Representative Kasner testified before the Joint Committee on Community Development and Small Business in favor of H.2302, legislation to expand eligibility for priority development site designation under Massachusetts General Laws Chapter 43D.
Kasner told the committee the Chapter 43D program provides an interagency process and an expedited local permitting window — typically described as 180 days — which can help move housing and infrastructure projects more quickly, and argued the tool is underused: “Today, less than a 100 of our 351 communities have sites listed as priority development sites,” she said.
The bill would broaden which locally‑identified sites qualify for priority designation by accepting sites already identified through established public planning processes — for example master plans, housing needs assessments and capital improvement plans — rather than requiring a separate town‑meeting designation in every case. Kasner told the committee that the change is intended to respect local public consensus while reducing duplicative procedural hurdles that can delay projects for several years.

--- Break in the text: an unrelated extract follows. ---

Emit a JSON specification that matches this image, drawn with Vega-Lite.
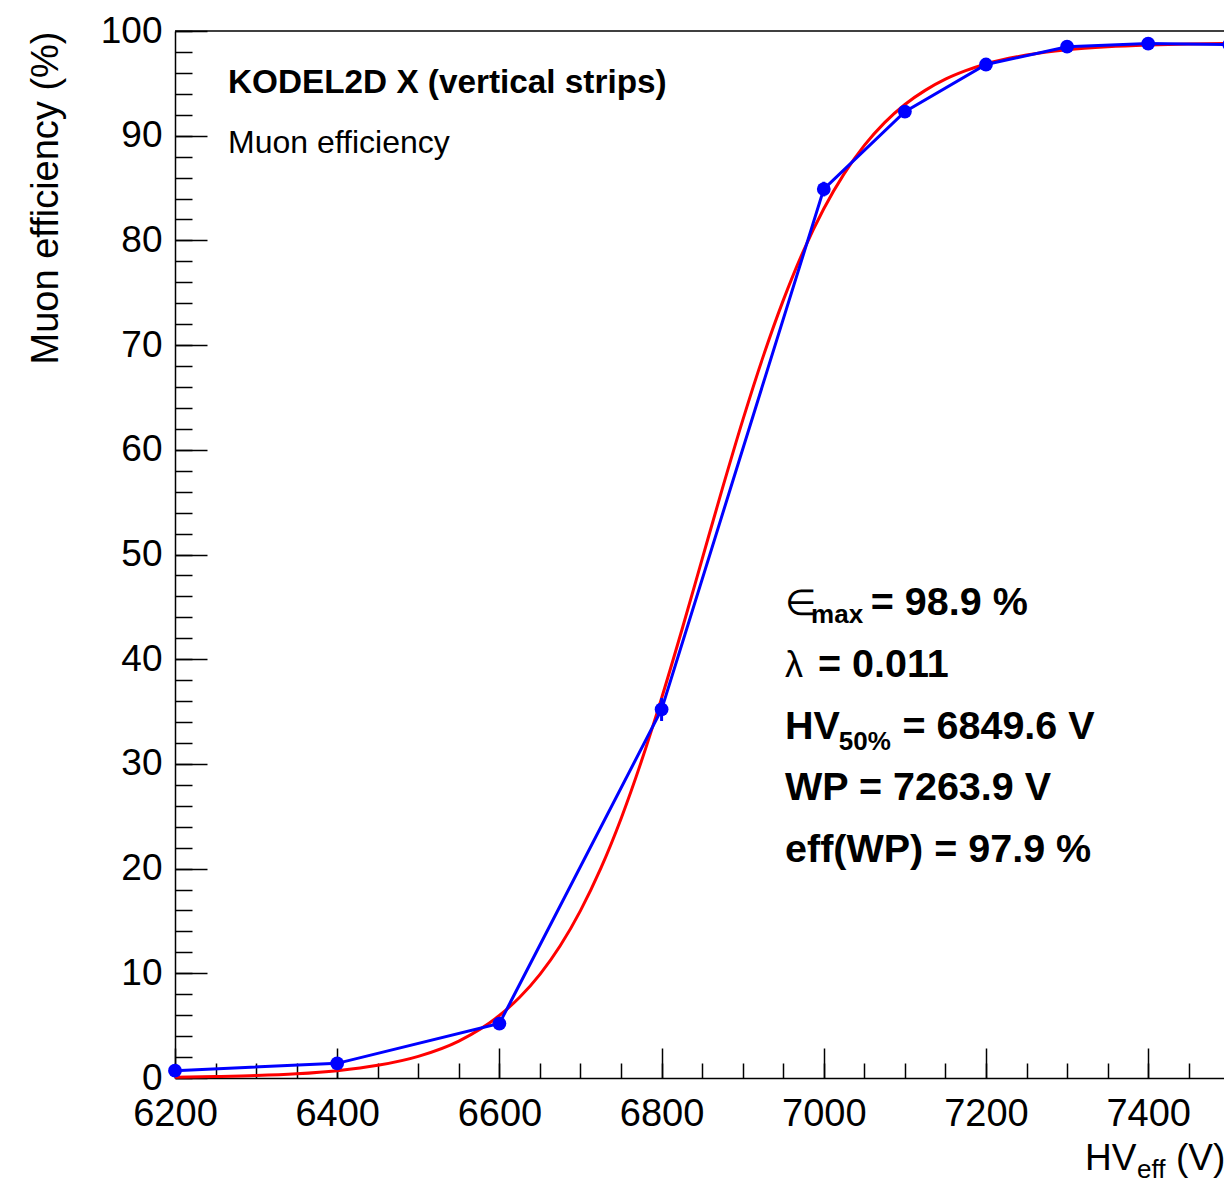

She also proposed making priority infrastructure projects — water, roads and bridges — eligible for the designation and stressed the program’s ties to other state tools such as the Interagency Permitting Board and MassWorks infrastructure funding. Committee members asked whether the proposal makes it easier or harder to obtain a 43D designation; Kasner said it would make designation easier for communities that have already completed public planning processes.
No vote or formal committee action occurred during the hearing.
Representative Kasner said she has filed related bills on site plan review, land‑use board training and other permitting improvements to work in tandem with an expanded 43D program.